• _Task to carry out_
Gather the lines that hold the string "Reproduce".

• _The data_
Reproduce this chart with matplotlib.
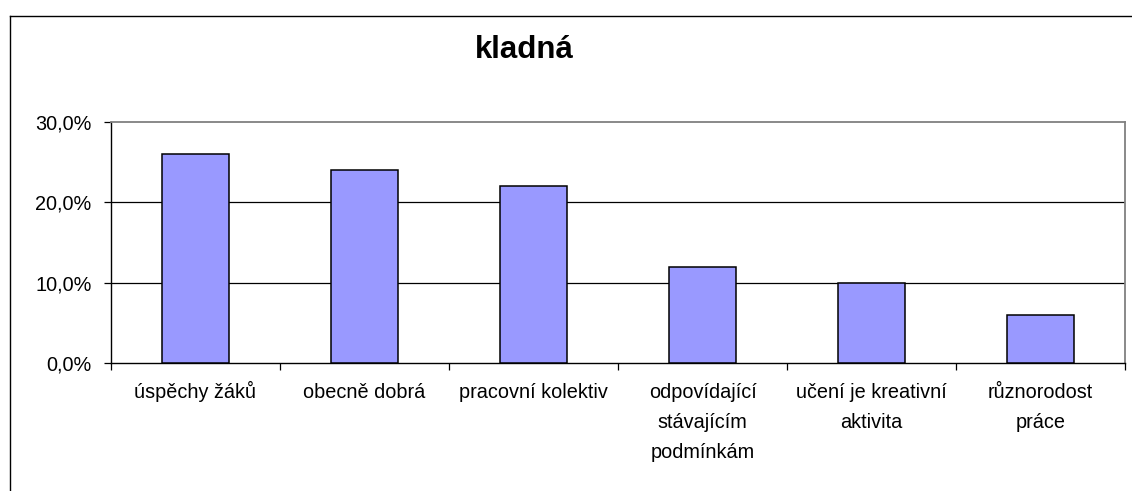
import matplotlib.pyplot as plt
from matplotlib.lines import Line2D
from matplotlib.ticker import FuncFormatter, FixedLocator

plt.rcParams['font.family'] = ['Liberation Sans', 'DejaVu Sans']

categories = ['úspěchy žáků', 'obecně dobrá', 'pracovní kolektiv',
              'odpovídající\nstávajícím\npodmínkám', 'učení je kreativní\naktivita',
              'různorodost\npráce']
values = [26, 24, 22, 12, 10, 6]
yticks = [0, 10, 20, 30]
title = 'kladná'

W, H = 1132, 491
fig = plt.figure(figsize=(W / 100, H / 100), dpi=100)
ax = fig.add_axes([111 / W, 1 - 363 / H, (1125 - 111) / W, (363 - 122) / H])

x = list(range(len(categories)))
ax.bar(x, values, width=0.4, color='#9999FF', edgecolor='black', linewidth=1.1, zorder=3)

ax.set_xlim(-0.5, len(categories) - 0.5)
ax.set_ylim(0, 30)
ax.set_yticks(yticks)
ax.yaxis.set_major_formatter(FuncFormatter(lambda v, p: ('%.1f%%' % v).replace('.', ',')))
for v in yticks[1:-1]:
    ax.axhline(v, color='black', linewidth=0.9, zorder=1)

# category labels: each line placed on its own baseline so that first lines line up
ax.set_xticks(x)
ax.set_xticklabels([])
for i, lab in enumerate(categories):
    for k, line in enumerate(lab.split('\n')):
        ax.annotate(line, xy=(i, 0), xycoords=('data', 'axes fraction'),
                    xytext=(0, -25.2 - 21.6 * k), textcoords='offset points',
                    ha='center', va='baseline', fontsize=14.3)
ax.xaxis.set_minor_locator(FixedLocator([i - 0.5 for i in range(len(categories) + 1)]))
ax.tick_params(axis='x', which='major', length=0)
ax.tick_params(axis='x', which='minor', length=5, width=0.9, color='black')
ax.tick_params(axis='y', length=5, width=0.9, pad=9, labelsize=14.3)

for s in ['left', 'bottom']:
    ax.spines[s].set_color('black')
    ax.spines[s].set_linewidth(1.0)
for s in ['top', 'right']:
    ax.spines[s].set_color('#808080')
    ax.spines[s].set_linewidth(1.3)

fig.text(524 / W, 1 - 50 / H, title, fontsize=22.5, fontweight='bold', ha='center', va='center')

# outer chart border (runs off the image on the right and bottom)
fig.add_artist(Line2D([9.5 / W, 9.5 / W], [-0.1, 1 - 16 / H], color='black', linewidth=1.0, transform=fig.transFigure))
fig.add_artist(Line2D([9.5 / W, 1.1], [1 - 16 / H, 1 - 16 / H], color='black', linewidth=1.0, transform=fig.transFigure))

fig.savefig('out.png', dpi=100)
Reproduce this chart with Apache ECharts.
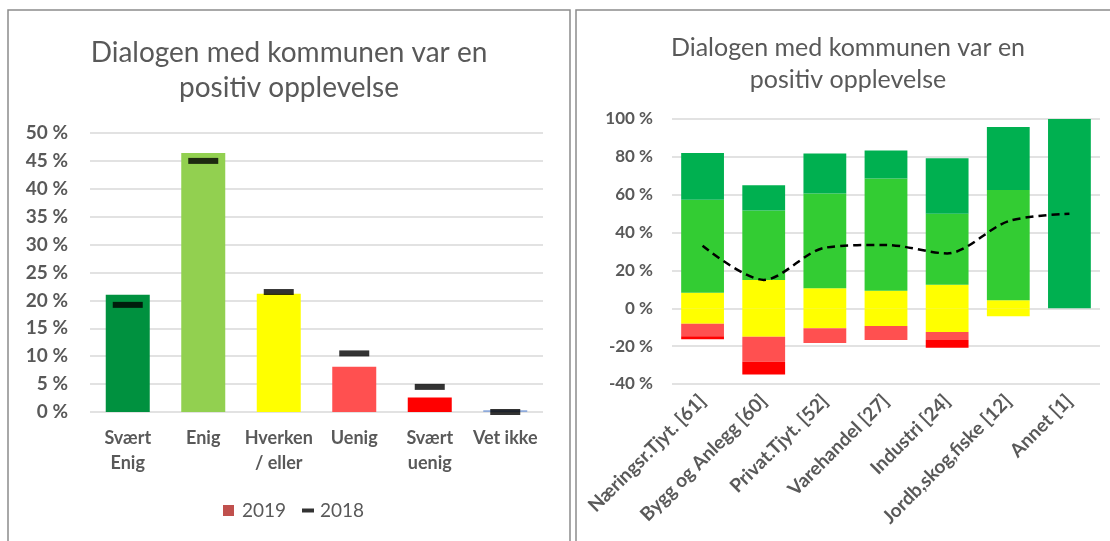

• _Result_
Reproduce this chart with matplotlib.
Reproduce this chart with Apache ECharts.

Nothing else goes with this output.